How To Save On Heating Bills In The Cold Season Ahead
Temperatures are dropping here in Dutchess and Ulster counties – which means that the bills for your heating oil deliveries will be rising soon enough. To try to keep that rise to a minimum, it pays to invest some time, money, and effort to improve the energy efficiency in your Hudson Valley home.
Home Efficiency Checklist
Here are eight tips and tricks you can try to cut your heating bills this fall and winter:
Winterize – You could be losing as much as 15 percent of the air you paid to heat through cracks around your doors and windows; you’ll also be letting cold air in your house, which will make your heating system overwork to keep you comfortable. Installing weather stripping and door sweeps and caulking outside your windows are inexpensive fixes for air leaks.
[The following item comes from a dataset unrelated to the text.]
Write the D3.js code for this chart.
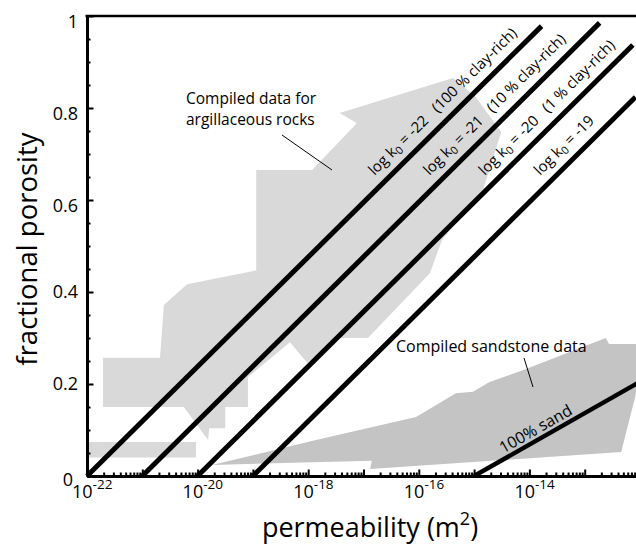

Keep vents clear – Airflow is critical to keeping your heating oil-fired system running as efficiently as possible (and to saving money); keep your vents clear of furniture, curtains, and other obstructions.
Take advantage of the sun – Open blinds and curtains during the day to let sun in – just remember to close them at night to keep that warm air in.
Don’t skip your annual tune-up – Routine annual maintenance will keep your equipment running efficiently and reliably all winter long.
Reverse your ceiling fan – Most ceiling fans reverse with the flip of a switch; if yours does, make sure it is rotating clockwise, which pushes rising warm air back into your room.
Consider professional duct sealing – If you have a forced air system (one with vents and a furnace rather than a radiators or baseboards and a boiler), leaks in your ducts could be keeping 10 percent or more of the air you paid to heat from ever reaching your living space. A professional duct sealing will fix hard to find leaks and keep that heating loss to a minimum.
Consider sensible upgrades – The efficiency of a 15-year-old oil furnace or boiler could dip as low as 60 percent – at least 25 to 30 percent less than a new model. That means that an upgrade could pay for itself in just a few years in fuel savings alone – even more if you consider the cost of inevitable heating repairs.